To do this, Kimanaueze had to figure out how to reach her in the first place. She was said to live with her parents in heavens, so Kimanaueze tried asking several animals to deliver his message to her. First, he asked the Antelope, who rejected his request, since he was unable to fly. Then, he asked the Hawk; and though he could fly, he was unable to soar high enough to reach where the daughter of the Sun and the Moon lived. Following that, he asked for the Vulture's help. The Vulture, unfortunately, can only fly halfway to where she is located.
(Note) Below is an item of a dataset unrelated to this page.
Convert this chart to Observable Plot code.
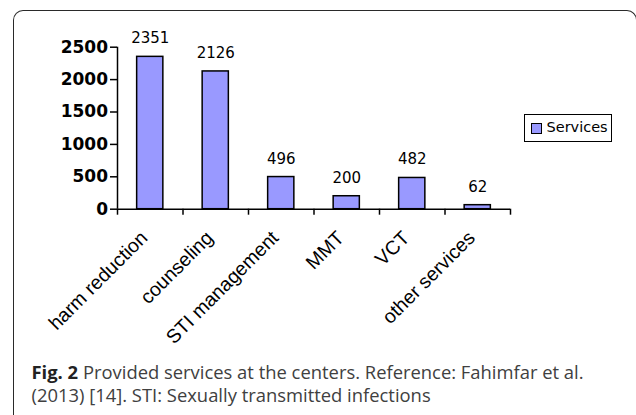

Eventually Kimanaueze encountered the Frog, Mainu. He offered his assistance, assuring that he would be able to deliver Kimanaueze's proposal. At first, Kimanaueze found the idea ludicrous, but in the end, he let the Mainu try. Mainu was confident that he would be able to do the task since he knew of a well that is often visited by the Sun and Moon's royal attendants. Thus, when the time came, all the Mainu had to do was swallow the letter that Kimanaueze entrusted to him and jumped into a water jug that was carried by one of these attendants.

Auspiciously the water jug carried Mainu right into the room of the Sun King, whereupon he immediately left the letter at his desk. The Sun King was perplexed with the letter but put it off his mind—until the second time, when another letter arrived. When this happened, the Sun King sent off a reply, requesting Kimanaueze's presence in heaven with a dowry so that he can meet him in person and judge his worthiness.
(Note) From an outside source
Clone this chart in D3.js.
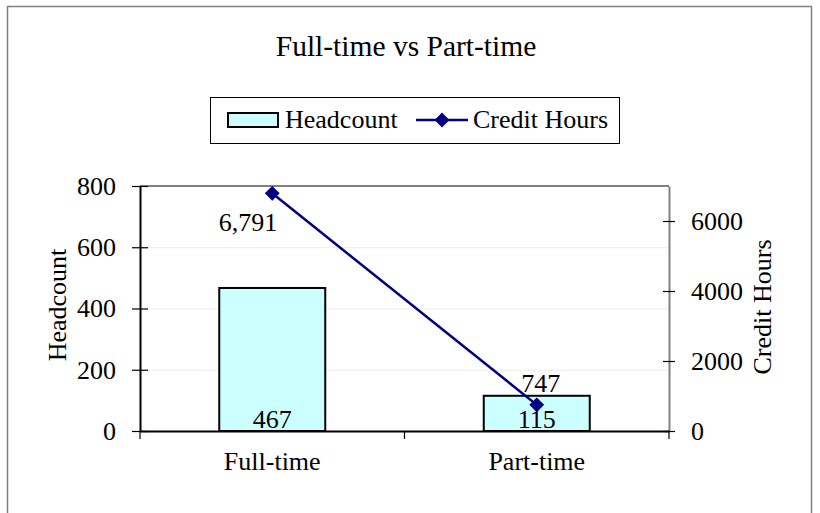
<!DOCTYPE html>
<html>
<head>
<meta charset="utf-8">
<script src="https://cdn.jsdelivr.net/npm/d3@7"></script>
<style>
  body { margin: 0; background: #fff; }
  svg text { font-family: "Liberation Serif", "Times New Roman", serif; fill: #000; }
</style>
</head>
<body>
<div id="chart"></div>
<script>
// chart data
const categories = ["Full-time", "Part-time"];
const headcount = [467, 115];
const creditHours = [6791, 747];
const headcountTicks = [0, 200, 400, 600, 800];
const creditTicks = [0, 2000, 4000, 6000];

const width = 820;
const height = 513;
const plot = { left: 140, right: 669, top: 186, bottom: 431 };
const fontSize = "26px";

const svg = d3
  .select("#chart")
  .append("svg")
  .attr("width", width)
  .attr("height", height);

// outer frame (bottom edge falls off the picture)
svg
  .append("rect")
  .attr("x", 7.5)
  .attr("y", 6.5)
  .attr("width", 804)
  .attr("height", 520)
  .attr("fill", "#fff")
  .attr("stroke", "#808080")
  .attr("stroke-width", 1.5);

svg
  .append("text")
  .attr("x", 406)
  .attr("y", 56)
  .attr("text-anchor", "middle")
  .style("font-size", "29.5px")
  .text("Full-time vs Part-time");

const x = d3
  .scaleBand()
  .domain(categories)
  .range([plot.left, plot.right])
  .paddingInner(0)
  .paddingOuter(0);

const yLeft = d3.scaleLinear().domain([0, 800]).range([plot.bottom, plot.top]);
const yRight = d3.scaleLinear().domain([0, 7000]).range([plot.bottom, plot.top]);

// faint gridlines
svg
  .append("g")
  .selectAll("line")
  .data(headcountTicks.slice(1, -1))
  .enter()
  .append("line")
  .attr("x1", plot.left)
  .attr("x2", plot.right)
  .attr("y1", (d) => yLeft(d) + 0.5)
  .attr("y2", (d) => yLeft(d) + 0.5)
  .attr("stroke", "#ececec")
  .attr("stroke-width", 1);

// top edge of plot area
svg
  .append("line")
  .attr("x1", plot.left)
  .attr("x2", plot.right)
  .attr("y1", plot.top)
  .attr("y2", plot.top)
  .attr("stroke", "#808080")
  .attr("stroke-width", 2);

// bars
const barWidth = 106;
svg
  .append("g")
  .selectAll("rect")
  .data(categories)
  .enter()
  .append("rect")
  .attr("x", (d) => x(d) + x.bandwidth() / 2 - barWidth / 2)
  .attr("y", (d, i) => yLeft(headcount[i]))
  .attr("width", barWidth)
  .attr("height", (d, i) => plot.bottom - yLeft(headcount[i]))
  .attr("fill", "#ccffff")
  .attr("stroke", "#000")
  .attr("stroke-width", 2);

// left axis
const leftAxis = svg
  .append("g")
  .attr("transform", `translate(${plot.left},0)`)
  .call(
    d3
      .axisLeft(yLeft)
      .tickValues(headcountTicks)
      .tickSizeInner(8)
      .tickSizeOuter(0)
      .tickFormat(d3.format("d"))
  );
leftAxis.select(".domain").attr("stroke", "#000").attr("stroke-width", 2);
leftAxis
  .selectAll(".tick line")
  .attr("x1", -8)
  .attr("x2", 8)
  .attr("stroke", "#000")
  .attr("stroke-width", 1.2);
leftAxis
  .selectAll(".tick text")
  .attr("x", -24)
  .style("font-size", fontSize)
  .style("font-family", "Liberation Serif");

// right axis
const rightAxis = svg
  .append("g")
  .attr("transform", `translate(${plot.right},0)`)
  .call(
    d3
      .axisRight(yRight)
      .tickValues(creditTicks)
      .tickSizeInner(6)
      .tickSizeOuter(0)
      .tickFormat(d3.format("d"))
  );
rightAxis.select(".domain").attr("stroke", "#808080").attr("stroke-width", 2);
rightAxis
  .selectAll(".tick line")
  .attr("x1", -6)
  .attr("x2", 6)
  .attr("stroke", "#000")
  .attr("stroke-width", 1.2);
rightAxis
  .selectAll(".tick text")
  .attr("x", 22)
  .style("font-size", fontSize)
  .style("font-family", "Liberation Serif");

// bottom axis
const bottomAxis = svg
  .append("g")
  .attr("transform", `translate(0,${plot.bottom})`)
  .call(d3.axisBottom(x).tickSize(0).tickPadding(0));
bottomAxis.select(".domain").attr("stroke", "#000").attr("stroke-width", 2);
bottomAxis
  .selectAll(".tick text")
  .attr("dy", null)
  .attr("y", 39)
  .style("font-size", fontSize)
  .style("font-family", "Liberation Serif");
// category separators
svg
  .append("g")
  .selectAll("line")
  .data([plot.left, x(categories[1]), plot.right])
  .enter()
  .append("line")
  .attr("x1", (d) => d)
  .attr("x2", (d) => d)
  .attr("y1", plot.bottom)
  .attr("y2", plot.bottom + 8)
  .attr("stroke", "#000")
  .attr("stroke-width", 1.2);

// axis titles
svg
  .append("text")
  .attr("transform", `translate(66,305) rotate(-90)`)
  .attr("text-anchor", "middle")
  .style("font-size", fontSize)
  .text("Headcount");
svg
  .append("text")
  .attr("transform", `translate(771,307) rotate(-90)`)
  .attr("text-anchor", "middle")
  .style("font-size", fontSize)
  .text("Credit Hours");

// credit hours line
const cx = (d, i) => x(categories[i]) + x.bandwidth() / 2;
svg
  .append("path")
  .datum(creditHours)
  .attr("fill", "none")
  .attr("stroke", "#000080")
  .attr("stroke-width", 2.5)
  .attr(
    "d",
    d3
      .line()
      .x(cx)
      .y((d) => yRight(d))
  );
svg
  .append("g")
  .selectAll("path")
  .data(creditHours)
  .enter()
  .append("path")
  .attr("d", d3.symbol().type(d3.symbolSquare).size(110))
  .attr("transform", (d, i) => `translate(${cx(d, i)},${yRight(d)}) rotate(45)`)
  .attr("fill", "#000080");

// data labels
const fmt = d3.format(",");
svg
  .append("g")
  .selectAll("text")
  .data(headcount)
  .enter()
  .append("text")
  .attr("x", (d, i) => x(categories[i]) + x.bandwidth() / 2)
  .attr("y", plot.bottom - 3)
  .attr("text-anchor", "middle")
  .style("font-size", fontSize)
  .text((d) => fmt(d));
svg
  .append("g")
  .selectAll("text")
  .data(creditHours)
  .enter()
  .append("text")
  .attr("x", (d, i) => cx(d, i) + (i === 0 ? 5 : 4))
  .attr("y", (d, i) => yRight(d) + (i === 0 ? 38 : -13))
  .attr("text-anchor", (d, i) => (i === 0 ? "end" : "middle"))
  .style("font-size", fontSize)
  .text((d) => fmt(d));

// legend
const legend = svg.append("g");
legend
  .append("rect")
  .attr("x", 210.5)
  .attr("y", 97.5)
  .attr("width", 409)
  .attr("height", 46)
  .attr("fill", "#fff")
  .attr("stroke", "#000")
  .attr("stroke-width", 1);
legend
  .append("rect")
  .attr("x", 228)
  .attr("y", 113)
  .attr("width", 50)
  .attr("height", 14)
  .attr("fill", "#ccffff")
  .attr("stroke", "#000")
  .attr("stroke-width", 2);
legend
  .append("text")
  .attr("x", 285)
  .attr("y", 128)
  .style("font-size", fontSize)
  .text("Headcount");
legend
  .append("line")
  .attr("x1", 416)
  .attr("x2", 468)
  .attr("y1", 120)
  .attr("y2", 120)
  .attr("stroke", "#000080")
  .attr("stroke-width", 2.5);
legend
  .append("path")
  .attr("d", d3.symbol().type(d3.symbolSquare).size(110))
  .attr("transform", "translate(442,120) rotate(45)")
  .attr("fill", "#000080");
legend
  .append("text")
  .attr("x", 473)
  .attr("y", 128)
  .style("font-size", fontSize)
  .text("Credit Hours");
</script>
</body>
</html>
Mainu relayed this to Kimanaueze who fulfilled the request by sending the dowries through Mainu since he cannot travel to heavens. At last, the day came when the Sun King told Kimanaueze that it was time for him to pick up his wife from the heavens. This proved to be yet another challenge for Kimanaueze, since he cannot travel to heaven. Once again, Mainu offered his assistance.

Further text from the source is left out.